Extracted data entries
....
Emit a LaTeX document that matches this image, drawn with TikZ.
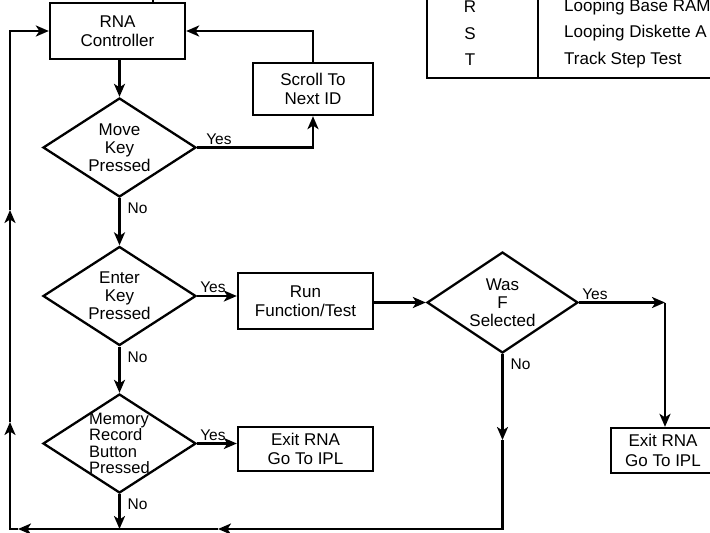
\documentclass[tikz,border=0pt]{standalone}
\usepackage{fontspec}
\setmainfont{Liberation Sans}
\usetikzlibrary{shapes.geometric,arrows.meta}

\begin{document}
\begin{tikzpicture}[x=1pt,y=-1pt,line width=2.3pt,
    >={Stealth[length=13pt,width=11pt,inset=3.5pt]},
    box/.style={draw,rectangle,align=center,inner sep=0pt,
        minimum width=135pt,minimum height=56pt,
        font=\fontsize{17}{19.5}\selectfont},
    decision/.style={draw,diamond,inner sep=0pt,
        minimum width=153pt,minimum height=99pt},
    txt/.style={align=center,inner sep=0pt,font=\fontsize{17}{18}\selectfont},
    yes/.style={anchor=south west,inner sep=2pt,font=\fontsize{15.5}{17}\selectfont},
    no/.style={anchor=north west,inner sep=2pt,xshift=5pt,yshift=-2pt,
        font=\fontsize{15.5}{17}\selectfont}]
    \useasboundingbox (0,0) rectangle (710,533);
    \clip (0,0) rectangle (710,533);

    % test table
    \draw[line width=1.5pt] (427,-5) -- (427,78) -- (720,78);
    \draw[line width=1.5pt] (538,-5) -- (538,78);
    \foreach \k/\t [count=\i] in {R/Looping Base RAM,S/Looping Diskette A,T/Track Step Test} {
        \node[font=\fontsize{17}{19}\selectfont] (key\i) at (470,{7+(\i-1)*26.5}) {\k};
        \node[font=\fontsize{17}{19}\selectfont,anchor=west,inner sep=0pt] (desc\i) at (563,{7+(\i-1)*26.5}) {\t};
    }

    % boxes and decisions
    \node[box] (ctrl) at (117.5,31) {RNA\\Controller};
    \node[box,minimum width=120pt,minimum height=52pt] (scroll) at (313,89) {Scroll To\\Next ID};
    \node[decision,label={[txt]center:Move\\Key\\Pressed}] (move) at (119.5,147.5) {};
    \node[decision,label={[txt]center:Enter\\Key\\Pressed}] (enter) at (119.5,296) {};
    \node[decision,label={[txt,align=left,font=\fontsize{16.5}{16.5}\selectfont]center:Memory\\Record\\Button\\Pressed}] (mem) at (119.5,443.5) {};
    \node[box] (run) at (305.5,301) {Run\\Function/Test};
    \node[box,minimum height=44pt] (exit) at (305.5,449) {Exit RNA\\Go To IPL};
    \node[decision,minimum width=151pt,minimum height=101pt,
        label={[txt]center:Was\\F\\Selected}] (was) at (502.5,302.5) {};
    \node[box,minimum width=104pt,minimum height=45pt] (exitf) at (663,450.5) {Exit RNA\\Go To IPL};

    \coordinate (in) at (153,-5);
    \coordinate (ycorner) at (665,302.5);
    \coordinate (nomid) at (502.5,440);
    \coordinate (br) at (502.5,529);
    \coordinate (b1) at (218,529);
    \coordinate (b2) at (18,529);
    \coordinate (bl) at (10,529);
    \coordinate (l1) at (10,422);
    \coordinate (l2) at (10,210);

    % connectors
    \draw (in) -- (in |- ctrl.north);
    \draw[->] (move.north |- ctrl.south) -- (move.north);
    \draw[->] (move.east) node[yes,xshift=6pt]{Yes} -| (scroll.south);
    \draw[->] (scroll.north) |- (ctrl.east);
    \draw[->] (move.south) node[no]{No} -- (enter.north);
    \draw[->] (enter.east) node[yes]{Yes} -- (enter.east -| run.west);
    \draw[->] (enter.south) node[no]{No} -- (mem.north);
    \draw[->] (run.east |- was.west) -- (was.west);
    \draw[->] (mem.east) node[yes]{Yes} -- (mem.east -| exit.west);
    \draw[->] (was.east) node[yes]{Yes} -- (ycorner);
    \draw[->] (ycorner) -- (ycorner |- exitf.north);
    \draw[->] (was.south) node[no]{No} -- (nomid);
    \draw[->] (nomid) -- (br) -- (b1);
    \draw[->] (b1) -- (b2);
    \draw[->] (b2) -- (bl) -- (l1);
    \draw[->] (l1) -- (l2);
    \draw[->] (l2) |- (ctrl.west);
    \draw[->] (mem.south) node[no]{No} -- (mem.south |- br);
\end{tikzpicture}
\end{document}
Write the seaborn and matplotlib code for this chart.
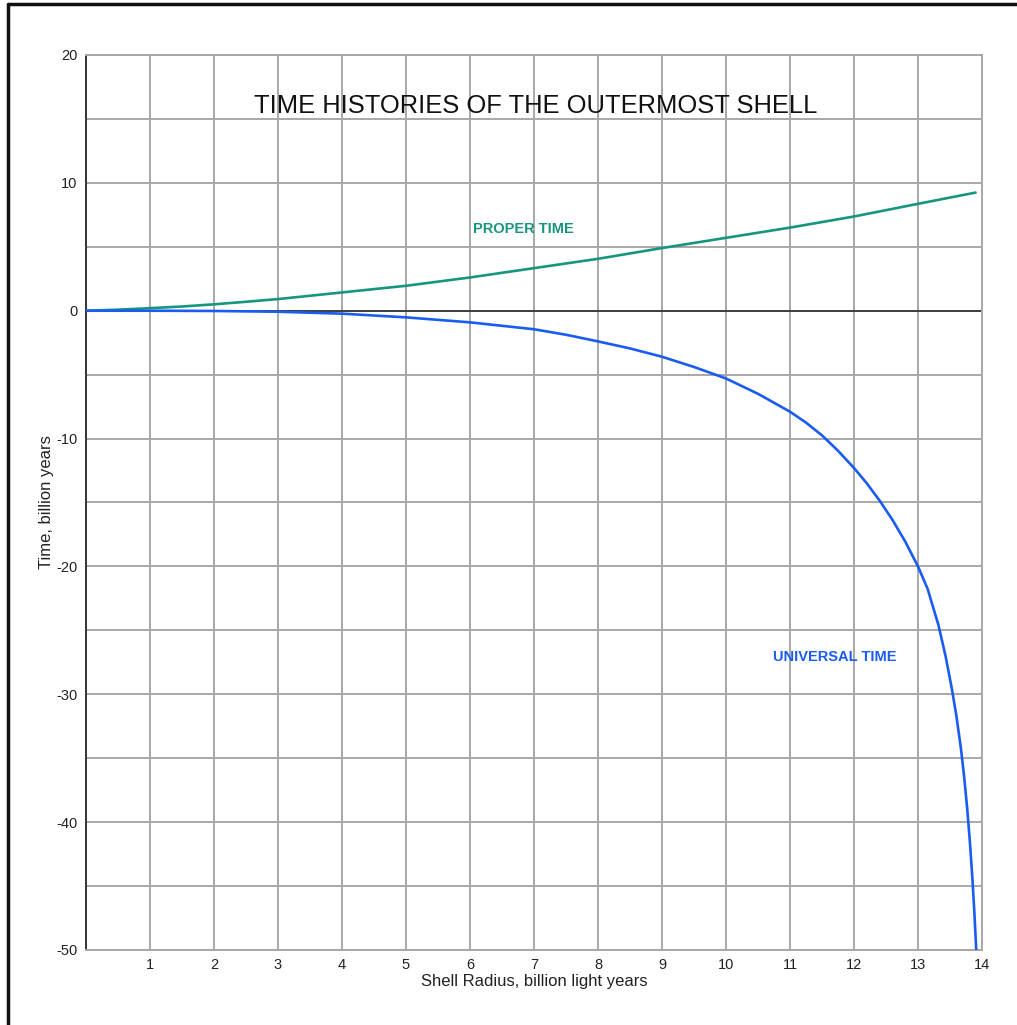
import numpy as np
import pandas as pd
import matplotlib
matplotlib.use("Agg")
import matplotlib.pyplot as plt
from matplotlib.lines import Line2D
import seaborn as sns

# ---- data ----
proper_x = [0, 0.5, 1, 1.5, 2, 2.5, 3, 4, 5, 6, 7, 8, 9, 10, 11, 12, 13, 13.9]
proper_y = [0, 0.08, 0.2, 0.33, 0.5, 0.7, 0.91, 1.43, 1.95, 2.6, 3.33, 4.06, 4.9,
            5.7, 6.5, 7.37, 8.36, 9.24]

universal_x = [0, 1, 2, 3, 4, 5, 6, 7, 7.5, 8, 8.5, 9, 9.5, 10, 10.5, 11, 11.25, 11.5,
               11.75, 12, 12.2, 12.4, 12.6, 12.8, 13, 13.15, 13.32, 13.43, 13.53,
               13.6, 13.67, 13.72, 13.77, 13.81, 13.85, 13.88, 13.91]
universal_y = [0, 0, -0.02, -0.08, -0.23, -0.52, -0.91, -1.45, -1.88, -2.4, -2.95,
               -3.6, -4.4, -5.3, -6.5, -7.9, -8.75, -9.75, -10.95, -12.3, -13.5,
               -14.85, -16.35, -18.05, -20.0, -21.75, -24.6, -27.0, -29.6, -31.7,
               -34.2, -36.4, -39.0, -41.5, -44.4, -47.0, -50]

x_ticks = list(range(1, 15))
y_ticks = [-50, -40, -30, -20, -10, 0, 10, 20]

title = "TIME HISTORIES OF THE OUTERMOST SHELL"
xlabel = "Shell Radius, billion light years"
ylabel = "Time, billion years"

TEAL = "#17967d"
BLUE = "#1a5cf0"
GRID = "#a8a8a8"

sns.set_theme(style="white")
plt.rcParams["font.family"] = ["Liberation Sans", "DejaVu Sans"]
plt.rcParams["axes.unicode_minus"] = False

fig = plt.figure(figsize=(10.17, 10.25), dpi=100)
ax = fig.add_axes([86/1017, 1-950/1025, (982-86)/1017, (950-55)/1025])

df_p = pd.DataFrame({"x": proper_x, "y": proper_y})
df_u = pd.DataFrame({"x": universal_x, "y": universal_y})

ax.set_xlim(0, 14)
ax.set_ylim(-50, 20)

# grid
ax.set_xticks(x_ticks)
ax.set_xticks(range(0, 15), minor=True)
ax.set_yticks(y_ticks)
ax.set_yticks(range(-50, 21, 5), minor=True)
ax.grid(which="both", color=GRID, linewidth=1.4, zorder=0)
ax.set_axisbelow(True)

ax.axhline(0, color="#222222", linewidth=1.1, zorder=1)

sns.lineplot(data=df_p, x="x", y="y", ax=ax, color=TEAL, linewidth=1.9, zorder=3)
sns.lineplot(data=df_u, x="x", y="y", ax=ax, color=BLUE, linewidth=1.9, zorder=3)

ax.tick_params(axis="both", which="major", labelsize=10.5, labelcolor="#222222",
               length=3, color="#555555", width=1)
ax.tick_params(axis="both", which="minor", length=0)
ax.tick_params(axis="x", pad=3)
ax.tick_params(axis="y", pad=3)

for s in ["top", "right", "bottom"]:
    ax.spines[s].set_visible(True)
    ax.spines[s].set_color(GRID)
    ax.spines[s].set_linewidth(1.4)
ax.spines["left"].set_color("#333333")
ax.spines["left"].set_linewidth(1.4)

ax.set_xlabel(xlabel, fontsize=12, color="#222222", labelpad=1)
ax.set_ylabel(ylabel, fontsize=12, color="#222222", labelpad=2)

ax.text(7.02, 16.0, title, fontsize=18.4, color="#111111", ha="center", va="center")
ax.text(6.83, 6.4, "PROPER TIME", fontsize=10.5, fontweight="bold", color=TEAL,
        ha="center", va="center")
ax.text(11.7, -27.1, "UNIVERSAL TIME", fontsize=10.5, fontweight="bold", color=BLUE,
        ha="center", va="center")

# outer frame (left and top edges visible)
fig.add_artist(Line2D([8/1017, 8/1017], [0, 1-4/1025], color="#111111", linewidth=2.5,
                      transform=fig.transFigure))
fig.add_artist(Line2D([8/1017, 1], [1-4/1025, 1-4/1025], color="#111111", linewidth=2.5,
                      transform=fig.transFigure))

fig.savefig("out.png", dpi=100)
....
# PROBLEM TO WORK ON
From the records above, pull out each line that has "this".

# EXERCISE ANSWER
Emit a LaTeX document that matches this image, drawn with TikZ.
Write the seaborn and matplotlib code for this chart.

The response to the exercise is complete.